> _Data section_:
##########
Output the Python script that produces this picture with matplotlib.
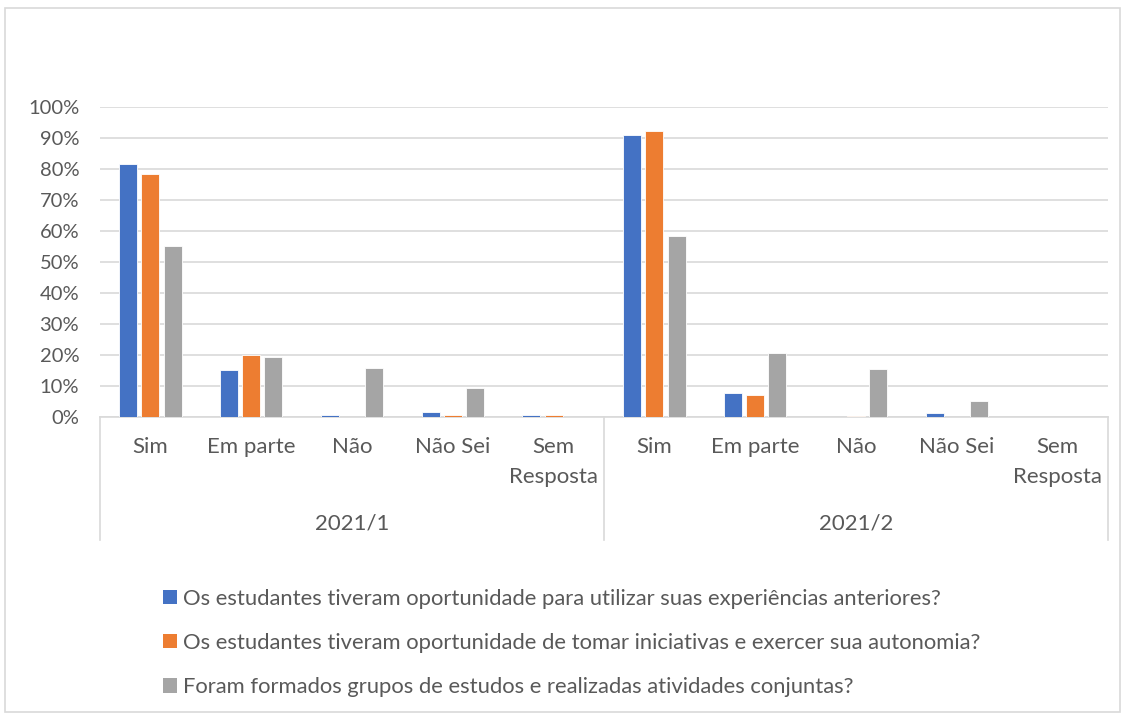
##########
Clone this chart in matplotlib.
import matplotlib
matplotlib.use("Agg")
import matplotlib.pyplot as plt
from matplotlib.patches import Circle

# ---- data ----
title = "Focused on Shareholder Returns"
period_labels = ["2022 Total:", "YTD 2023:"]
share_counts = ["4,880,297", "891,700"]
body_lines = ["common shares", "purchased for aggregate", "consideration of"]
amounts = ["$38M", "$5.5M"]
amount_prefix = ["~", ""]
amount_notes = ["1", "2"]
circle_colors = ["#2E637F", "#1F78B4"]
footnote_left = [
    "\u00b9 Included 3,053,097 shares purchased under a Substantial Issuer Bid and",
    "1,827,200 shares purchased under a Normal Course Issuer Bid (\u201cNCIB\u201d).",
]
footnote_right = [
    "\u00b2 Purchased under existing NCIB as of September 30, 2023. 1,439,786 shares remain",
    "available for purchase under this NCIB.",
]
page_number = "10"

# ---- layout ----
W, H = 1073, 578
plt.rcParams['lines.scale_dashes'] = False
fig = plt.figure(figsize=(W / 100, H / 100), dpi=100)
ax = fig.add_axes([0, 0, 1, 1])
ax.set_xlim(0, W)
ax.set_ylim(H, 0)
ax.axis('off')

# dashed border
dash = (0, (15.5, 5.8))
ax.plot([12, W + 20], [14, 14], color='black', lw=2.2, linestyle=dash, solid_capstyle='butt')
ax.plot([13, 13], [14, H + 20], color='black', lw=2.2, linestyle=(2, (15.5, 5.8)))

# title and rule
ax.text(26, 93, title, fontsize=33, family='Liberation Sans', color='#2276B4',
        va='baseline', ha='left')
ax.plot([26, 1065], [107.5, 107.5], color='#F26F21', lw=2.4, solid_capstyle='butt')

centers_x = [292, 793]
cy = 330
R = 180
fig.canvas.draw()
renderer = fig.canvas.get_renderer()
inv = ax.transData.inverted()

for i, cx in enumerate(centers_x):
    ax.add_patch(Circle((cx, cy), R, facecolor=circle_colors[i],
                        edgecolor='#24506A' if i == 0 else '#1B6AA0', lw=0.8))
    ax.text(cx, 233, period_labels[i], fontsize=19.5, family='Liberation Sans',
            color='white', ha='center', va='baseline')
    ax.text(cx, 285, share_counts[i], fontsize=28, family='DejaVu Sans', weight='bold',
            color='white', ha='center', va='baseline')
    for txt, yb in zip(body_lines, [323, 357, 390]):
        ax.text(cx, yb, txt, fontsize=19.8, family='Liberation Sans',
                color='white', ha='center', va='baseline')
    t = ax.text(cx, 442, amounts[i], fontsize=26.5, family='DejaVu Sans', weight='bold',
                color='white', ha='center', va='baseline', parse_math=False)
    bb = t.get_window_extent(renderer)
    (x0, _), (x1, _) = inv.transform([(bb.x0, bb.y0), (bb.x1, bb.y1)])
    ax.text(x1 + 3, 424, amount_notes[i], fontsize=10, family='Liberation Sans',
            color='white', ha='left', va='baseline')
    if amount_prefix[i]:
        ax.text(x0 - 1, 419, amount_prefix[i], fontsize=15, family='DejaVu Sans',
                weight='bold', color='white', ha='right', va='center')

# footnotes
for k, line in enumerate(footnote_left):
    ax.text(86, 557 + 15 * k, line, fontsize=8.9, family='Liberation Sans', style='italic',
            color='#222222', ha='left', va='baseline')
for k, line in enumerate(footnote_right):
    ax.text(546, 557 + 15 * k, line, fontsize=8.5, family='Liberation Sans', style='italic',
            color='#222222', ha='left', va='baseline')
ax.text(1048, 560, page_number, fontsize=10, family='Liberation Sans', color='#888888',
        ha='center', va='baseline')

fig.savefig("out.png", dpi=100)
##########
> _What is expected_:
Transcribe each line of the data above, unaltered, from the one where "Clone this chart in matplotlib." appears to the one where "inv = ax.transData.inverted()" appears, inclusive of both.

> _Solution to this exercise_:
Clone this chart in matplotlib.
import matplotlib
matplotlib.use("Agg")
import matplotlib.pyplot as plt
from matplotlib.patches import Circle

# ---- data ----
title = "Focused on Shareholder Returns"
period_labels = ["2022 Total:", "YTD 2023:"]
share_counts = ["4,880,297", "891,700"]
body_lines = ["common shares", "purchased for aggregate", "consideration of"]
amounts = ["$38M", "$5.5M"]
amount_prefix = ["~", ""]
amount_notes = ["1", "2"]
circle_colors = ["#2E637F", "#1F78B4"]
footnote_left = [
    "\u00b9 Included 3,053,097 shares purchased under a Substantial Issuer Bid and",
    "1,827,200 shares purchased under a Normal Course Issuer Bid (\u201cNCIB\u201d).",
]
footnote_right = [
    "\u00b2 Purchased under existing NCIB as of September 30, 2023. 1,439,786 shares remain",
    "available for purchase under this NCIB.",
]
page_number = "10"

# ---- layout ----
W, H = 1073, 578
plt.rcParams['lines.scale_dashes'] = False
fig = plt.figure(figsize=(W / 100, H / 100), dpi=100)
ax = fig.add_axes([0, 0, 1, 1])
ax.set_xlim(0, W)
ax.set_ylim(H, 0)
ax.axis('off')

# dashed border
dash = (0, (15.5, 5.8))
ax.plot([12, W + 20], [14, 14], color='black', lw=2.2, linestyle=dash, solid_capstyle='butt')
ax.plot([13, 13], [14, H + 20], color='black', lw=2.2, linestyle=(2, (15.5, 5.8)))

# title and rule
ax.text(26, 93, title, fontsize=33, family='Liberation Sans', color='#2276B4',
        va='baseline', ha='left')
ax.plot([26, 1065], [107.5, 107.5], color='#F26F21', lw=2.4, solid_capstyle='butt')

centers_x = [292, 793]
cy = 330
R = 180
fig.canvas.draw()
renderer = fig.canvas.get_renderer()
inv = ax.transData.inverted()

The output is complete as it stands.